Por que neste caso estamos dando o nome dele? Guilherme foi demitido do hospital onde trabalhava, por causa do episódio. Mas não é por isso que o estamos identificando – é por causa do que ele fez neste fim de semana. O médico foi à casa do paciente, o mecânico José Mauro de Oliveira Lima, de 42 anos, pedir desculpas pessoalmente. Em seguida postou o pedido de desculpas na mesma rede social em que fizeram a zombaria. “Eu errei, me arrependi e me sinto mal com isso”, escreveu ele. “Este pedido de desculpas vai a todos os brasileiros que se ofenderam com a brincadeira da ‘peleumonia’. O sr. José Mauro hoje tornou-se meu amigo”.
A repercussão negativa do gesto anterior certamente influenciou o médico, mas ele demonstrou sensibilidade na forma como tratou o caso. Poderia ter feito um pedido protocolar de perdão e seguir em frente. Em vez disso, foi encontrar o homem de quem zombara. Depois, estendeu as desculpas para “todos os brasileiros”.
Além disso, convém ouvir a opinião do paciente.“Eu o desculpei, pois é uma pessoa boa que teve um momento errado. Ele é muito jovem e vai aprender com o tempo, não vou guardar mágoa disso”, afirmou o mecânico José Mauro de Oliveira Lima. “Ele atende muito bem, minha esposa acha que é um bom médico. Espero que volte a trabalhar no hospital”. Segundo José Mauro, o médico prometeu cuidar dele até que se recupere da pneumonia.
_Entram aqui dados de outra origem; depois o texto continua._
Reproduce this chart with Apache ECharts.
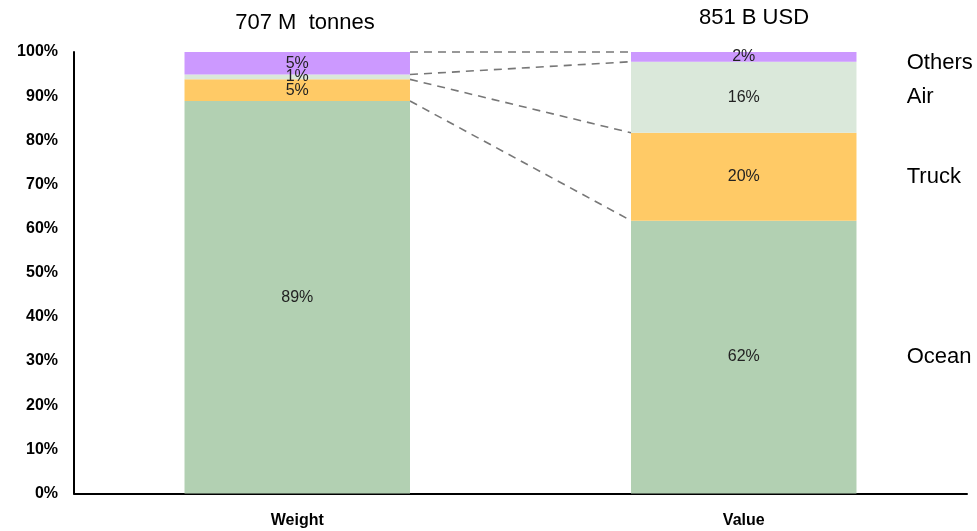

Daqui de longe vi muita sabedoria nas palavras do mecânico – uma pessoas que, diga-se de passagem, estudou apenas até o segundo ano do Ensino Fundamental. Todos nós estamos sujeitos a uma frase infeliz – que se pague o preço devido por ela, se for o caso. Mas, quando não faz parte da prática corriqueira da pessoa, ninguém pode ser condenado à pena eterna por este momento de infelicidade.
É preciso ver o que revela a frase, em que contexto foi pronunciada, e qual o perfil de quem a pronuncia. O camarada que vive defendendo a tortura celebrar um torturado numa frase é uma coisa; outra é um profissional que atende bem um paciente, que não o discrimina no atendimento, que comete um erro depois e que em seguida pede desculpas.
Na desastrada ironia que o médico fez sobre a forma de falar do mecânico, há sinais de muitas razões merecedoras de críticas – mas não há ódio. Já na manifestação em que um cidadão dirige-se à atriz Letícia Sabatella chamando-a de “p…” há um ódio exacerbado, de quem quer destruir o outro, de quem cultiva a intolerância. E este é particularmente nocivo por ser uma ação que conquista apoio e simpatizantes. A atriz foi xingada por ser, na visão dos seus xingadores, uma defensora de Dilma.
Há pedidos de desculpa que são mera retórica, uma artimanha para conter danos; há outros que são verdadeiros pontos de conversão, atuam como uma espécie de revelação (termo que emprego aqui não no sentido religioso, mas de compreensão). Como se o agressor percebesse não só a besteira que fez, mas também a humilhação, o dano, a agressão que infligiu ao outro. E tem ainda a terceira alternativa, a de não pedir desculpas, por achar que não errou, por achar que o agredido fez por merecer etc. A consciência de cada um é que vai determinar o que fazer.